» Supplied information
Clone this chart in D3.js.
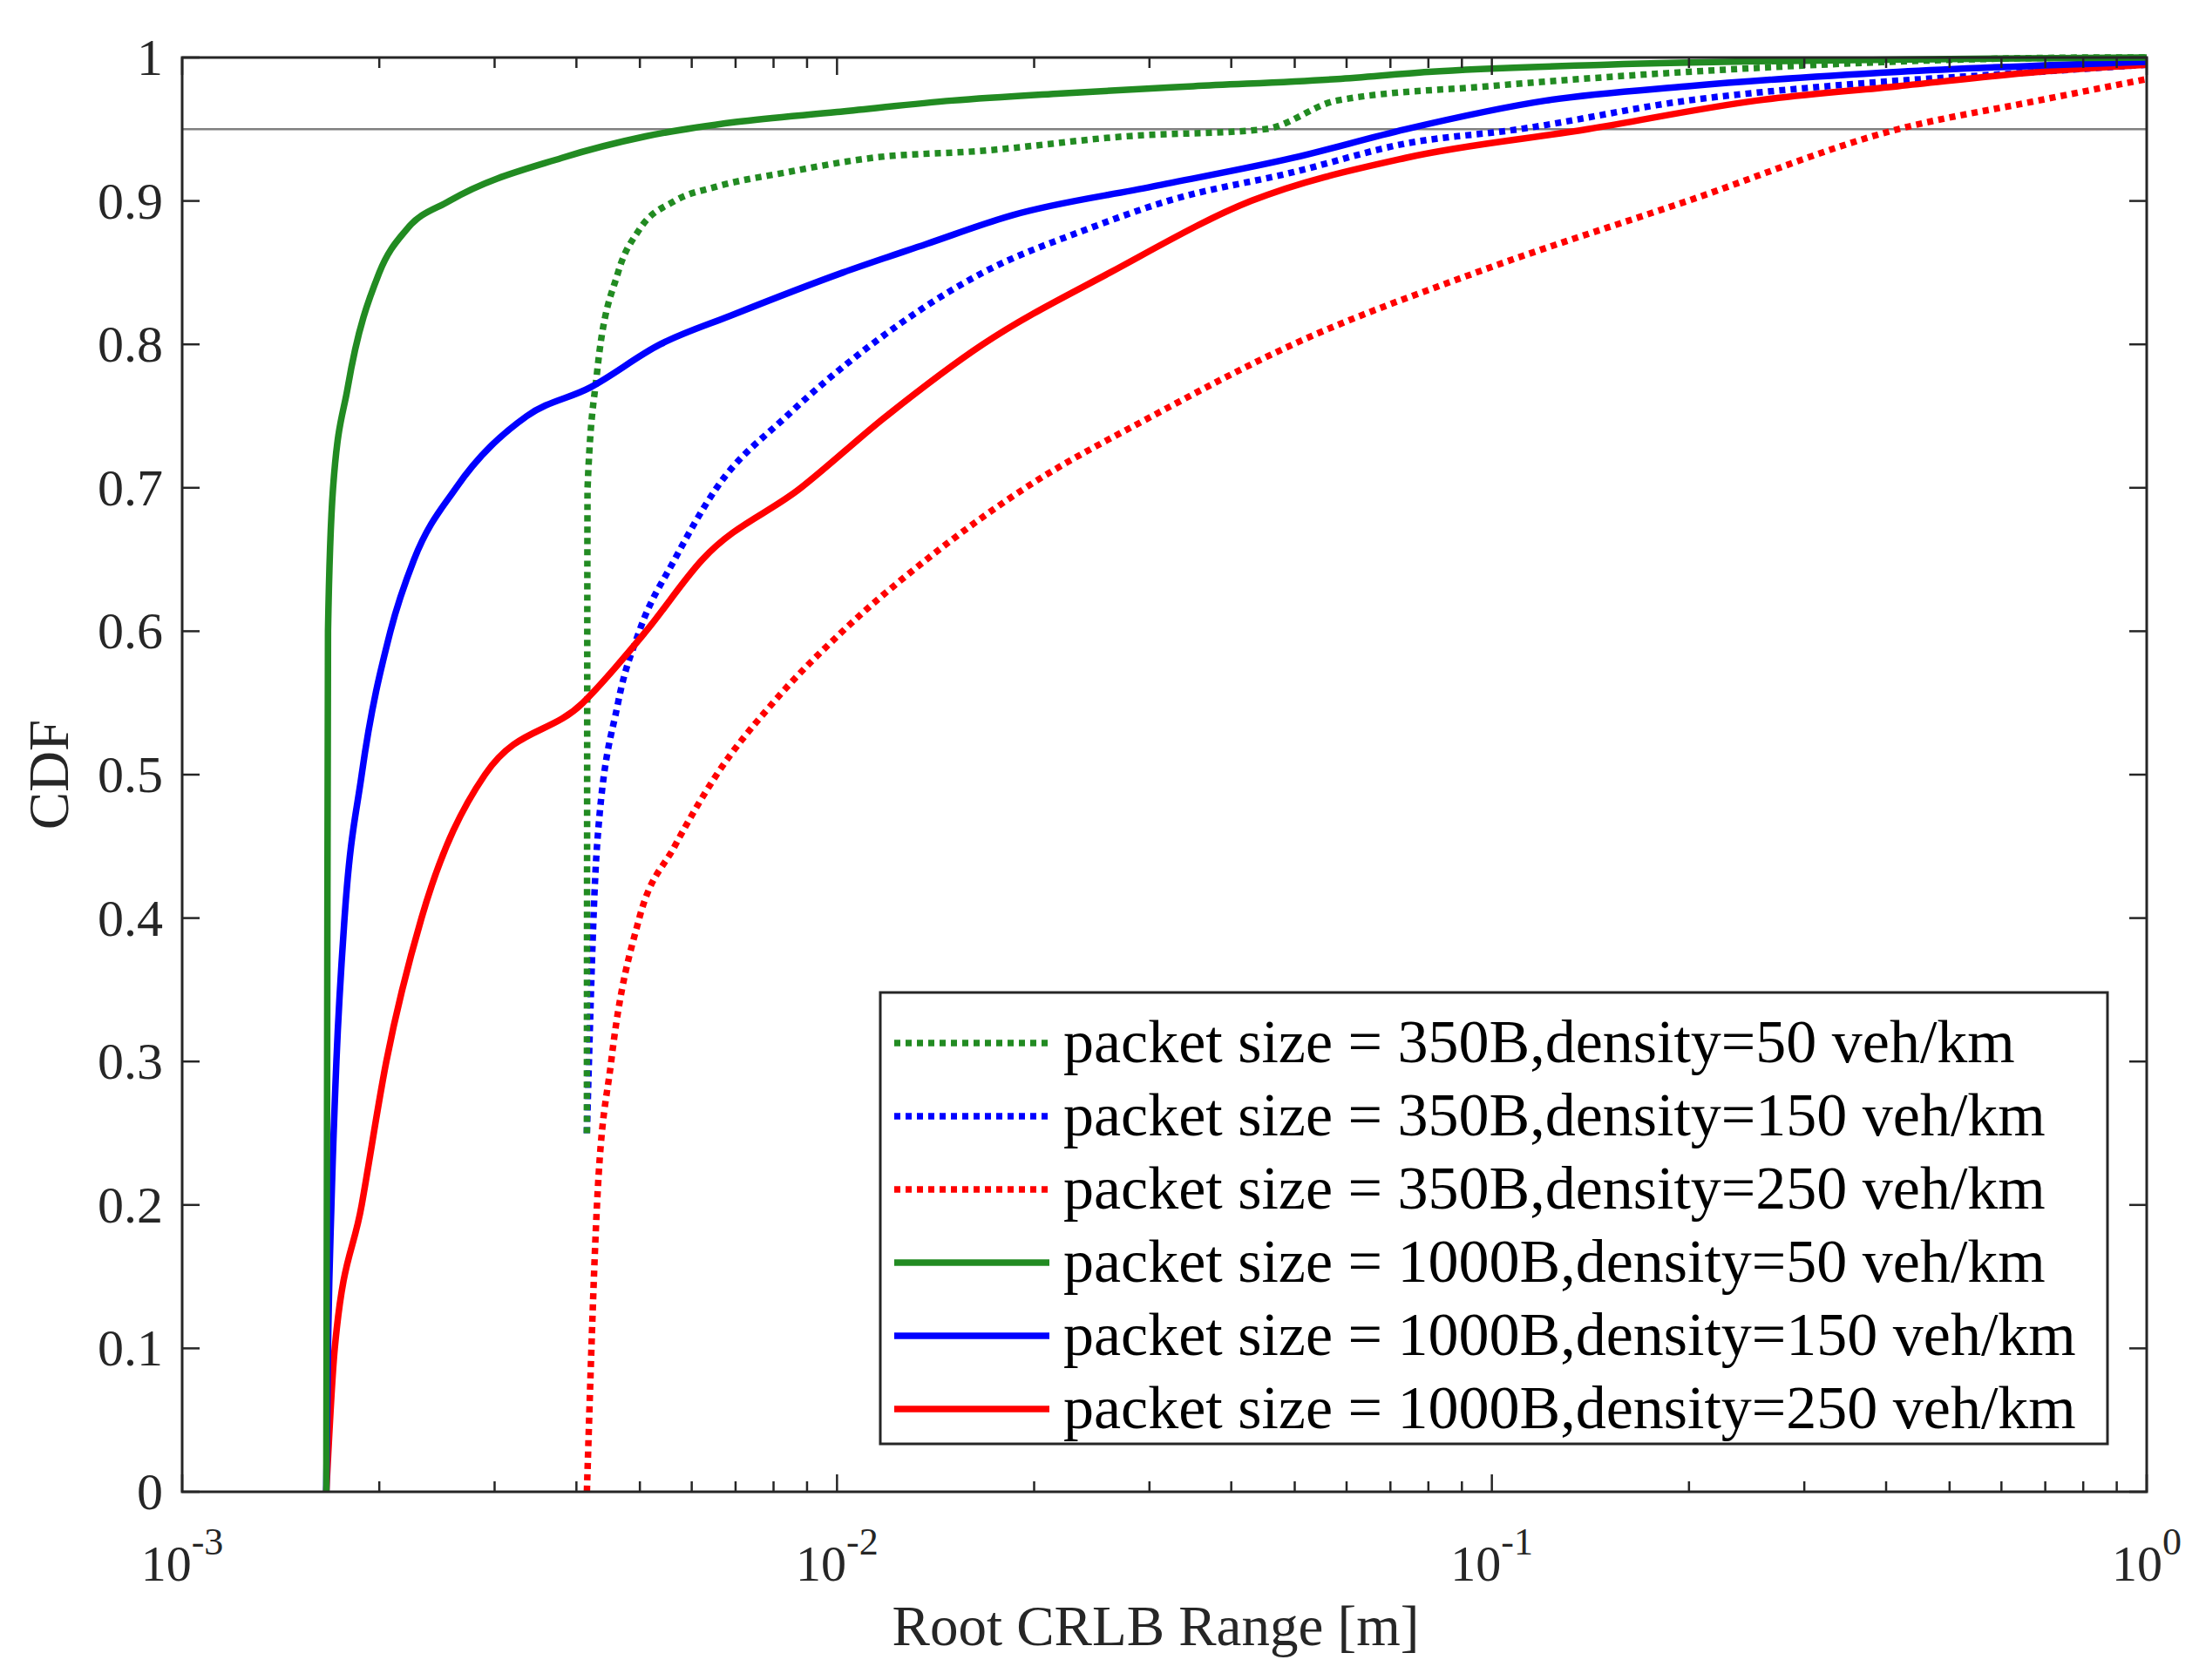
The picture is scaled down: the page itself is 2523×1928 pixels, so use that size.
<!DOCTYPE html>
<html><head><meta charset="utf-8">
<script src="https://cdn.jsdelivr.net/npm/d3@7"></script>
<style>body{margin:0;background:#fff}svg{font-family:"Liberation Serif","Times New Roman",serif}</style>
</head><body><div id="chart"></div>
<script>
// series names (legend order) and their [x, cdf] points
var labels = [
  "packet size = 350B,density=50 veh/km",
  "packet size = 350B,density=150 veh/km",
  "packet size = 350B,density=250 veh/km",
  "packet size = 1000B,density=50 veh/km",
  "packet size = 1000B,density=150 veh/km",
  "packet size = 1000B,density=250 veh/km"
];
var colors = ["#228b22", "#0000ff", "#ff0000", "#228b22", "#0000ff", "#ff0000"];
var dotted = [true, true, true, false, false, false];

var s350_50 = [[4.15e-3,0.25],[4.16e-3,0.7],[4.3e-3,0.78],[4.63e-3,0.85],[4.99e-3,0.88],[5.65e-3,0.9],[6.55e-3,0.91],
  [8.38e-3,0.92],[1.13e-2,0.93],[1.67e-2,0.935],[2.75e-2,0.945],[4.5e-2,0.95],[5.8e-2,0.97],[9.9e-2,0.98],[0.199,0.99],[0.875,1.0],[1,1]];
var s350_150 = [[4.15e-3,0.25],[4.3e-3,0.45],[4.63e-3,0.55],[4.99e-3,0.6],[5.65e-3,0.65],[6.55e-3,0.7],[8.38e-3,0.75],
  [1.13e-2,0.8],[1.67e-2,0.85],[2.4e-2,0.88],[3.2e-2,0.9],[4.97e-2,0.92],[7.38e-2,0.94],[0.110,0.95],[0.199,0.97],[0.325,0.98],[0.683,0.99],[1,0.995]];
var s350_250 = [[4.15e-3,0],[4.3e-3,0.2],[4.52e-3,0.3],[4.99e-3,0.4],[5.65e-3,0.45],[6.55e-3,0.5],[7.98e-3,0.55],[1.02e-2,0.6],
  [1.37e-2,0.65],[1.94e-2,0.7],[3.03e-2,0.75],[4.97e-2,0.8],[9.45e-2,0.85],[0.199,0.9],[0.417,0.95],[0.683,0.97],[1,0.985]];
var s1000_50 = [[1.66e-3,0],[1.665e-3,0.3],[1.67e-3,0.6],[1.70e-3,0.7],[1.79e-3,0.77],[2.0e-3,0.85],[2.2e-3,0.88],[2.56e-3,0.9],
  [3.8e-3,0.93],[5.1e-3,0.945],[7e-3,0.955],[1.0e-2,0.962],[1.5e-2,0.97],[2.2e-2,0.975],[3.5e-2,0.98],[5.8e-2,0.985],[8e-2,0.99],[0.15,0.995],[0.5,0.999],[1,1]];
var s1000_150 = [[1.66e-3,0],[1.67e-3,0.1],[1.69e-3,0.2],[1.72e-3,0.3],[1.77e-3,0.4],[1.88e-3,0.5],[2.08e-3,0.6],[2.26e-3,0.65],
  [2.62e-3,0.7],[3.36e-3,0.75],[4.2e-3,0.77],[5.37e-3,0.8],[6.88e-3,0.82],[1.02e-2,0.85],[1.37e-2,0.87],[1.85e-2,0.89],
  [3.03e-2,0.91],[4.97e-2,0.93],[7.38e-2,0.95],[0.121,0.97],[0.199,0.98],[0.417,0.99],[1,0.997]];
var s1000_250 = [[1.66e-3,0],[1.71e-3,0.1],[1.88e-3,0.2],[2.05e-3,0.3],[2.32e-3,0.4],[2.9e-3,0.5],[4.09e-3,0.55],[5.11e-3,0.6],
  [6.23e-3,0.65],[8.81e-3,0.7],[1.19e-2,0.75],[1.67e-2,0.8],[2.61e-2,0.85],[4.29e-2,0.9],[7.38e-2,0.93],[0.140,0.95],
  [0.254,0.97],[0.417,0.98],[0.683,0.99],[1,0.995]];
var series = [s350_50, s350_150, s350_250, s1000_50, s1000_150, s1000_250];

var yTicks = [0,0.1,0.2,0.3,0.4,0.5,0.6,0.7,0.8,0.9,1];
var xTicks = [1e-3,1e-2,1e-1,1];
var xTickExp = ["-3","-2","-1","0"];
var refLine = 0.95;

var W = 2523, H = 1928;
var m = {left: 209, right: 2463, top: 66, bottom: 1712};
var svg = d3.select("#chart").append("svg").attr("width", W).attr("height", H);
var x = d3.scaleLog().domain([1e-3, 1]).range([m.left, m.right]);
var y = d3.scaleLinear().domain([0, 1]).range([m.bottom, m.top]);

var g = svg.append("g");

// reference line
g.append("line").attr("x1", m.left).attr("x2", m.right).attr("y1", y(refLine)).attr("y2", y(refLine))
  .attr("stroke", "#808080").attr("stroke-width", 2.5);

var line = d3.line().curve(d3.curveMonotoneX)
  .x(function(d){ return x(d[0]); }).y(function(d){ return y(d[1]); });
var order = [2, 1, 0, 5, 4, 3];
order.forEach(function(i){
  g.append("path").attr("d", line(series[i])).attr("fill", "none")
    .attr("stroke", colors[i]).attr("stroke-width", 7.5)
    .attr("stroke-dasharray", dotted[i] ? "7,6" : null);
});

// ticks inside box
var tl = 20, ax = "#262626";
var minors = [];
for (var e = -3; e < 0; e++) for (var k = 2; k < 10; k++) minors.push(k * Math.pow(10, e));
minors.concat(xTicks).forEach(function(v){
  var len = xTicks.indexOf(v) >= 0 ? tl : tl * 0.6;
  g.append("line").attr("x1", x(v)).attr("x2", x(v)).attr("y1", m.bottom).attr("y2", m.bottom - len).attr("stroke", ax).attr("stroke-width", 2.5);
  g.append("line").attr("x1", x(v)).attr("x2", x(v)).attr("y1", m.top).attr("y2", m.top + len).attr("stroke", ax).attr("stroke-width", 2.5);
});
yTicks.forEach(function(v){
  g.append("line").attr("x1", m.left).attr("x2", m.left + tl).attr("y1", y(v)).attr("y2", y(v)).attr("stroke", ax).attr("stroke-width", 2.5);
  g.append("line").attr("x1", m.right).attr("x2", m.right - tl).attr("y1", y(v)).attr("y2", y(v)).attr("stroke", ax).attr("stroke-width", 2.5);
  g.append("text").attr("x", m.left - 22).attr("y", y(v) + 20).attr("text-anchor", "end")
    .attr("font-size", 60).attr("fill", "#262626").text(v === 0 || v === 1 ? String(v) : v.toFixed(1));
});
g.append("rect").attr("x", m.left).attr("y", m.top).attr("width", m.right - m.left).attr("height", m.bottom - m.top)
  .attr("fill", "none").attr("stroke", ax).attr("stroke-width", 3);

xTicks.forEach(function(v, i){
  var t = g.append("text").attr("x", x(v)).attr("y", m.bottom + 102).attr("text-anchor", "middle")
    .attr("font-size", 58).attr("fill", "#262626");
  t.append("tspan").text("10");
  t.append("tspan").attr("dy", -30).attr("font-size", 44).text(xTickExp[i]);
});

svg.append("text").attr("x", (m.left + m.right) / 2 - 10).attr("y", 1888).attr("text-anchor", "middle")
  .attr("font-size", 65).attr("fill", "#262626").text("Root CRLB Range [m]");
svg.append("text").attr("transform", "translate(78," + ((m.top + m.bottom) / 2) + ") rotate(-90)")
  .attr("text-anchor", "middle").attr("font-size", 65).attr("fill", "#262626").text("CDF");

// legend
var lg = svg.append("g");
lg.append("rect").attr("x", 1010).attr("y", 1139).attr("width", 1408).attr("height", 518)
  .attr("fill", "#fff").attr("stroke", ax).attr("stroke-width", 3);
labels.forEach(function(l, i){
  var cy = 1197 + i * 84;
  lg.append("line").attr("x1", 1026).attr("x2", 1204).attr("y1", cy).attr("y2", cy)
    .attr("stroke", colors[i]).attr("stroke-width", 7.5).attr("stroke-dasharray", dotted[i] ? "7,6" : null);
  lg.append("text").attr("x", 1220).attr("y", cy + 22).attr("font-size", 70).attr("fill", "#000").text(l);
});
</script></body></html>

» Instructions for the task
Exactly reproduce the run of lines from the start of the listing through the line with "var dotted = [true, true, true, false, false, false];", inclusive; pictures are not copied.

» Written answer
Clone this chart in D3.js.
The picture is scaled down: the page itself is 2523×1928 pixels, so use that size.
<!DOCTYPE html>
<html><head><meta charset="utf-8">
<script src="https://cdn.jsdelivr.net/npm/d3@7"></script>
<style>body{margin:0;background:#fff}svg{font-family:"Liberation Serif","Times New Roman",serif}</style>
</head><body><div id="chart"></div>
<script>
// series names (legend order) and their [x, cdf] points
var labels = [
  "packet size = 350B,density=50 veh/km",
  "packet size = 350B,density=150 veh/km",
  "packet size = 350B,density=250 veh/km",
  "packet size = 1000B,density=50 veh/km",
  "packet size = 1000B,density=150 veh/km",
  "packet size = 1000B,density=250 veh/km"
];
var colors = ["#228b22", "#0000ff", "#ff0000", "#228b22", "#0000ff", "#ff0000"];
var dotted = [true, true, true, false, false, false];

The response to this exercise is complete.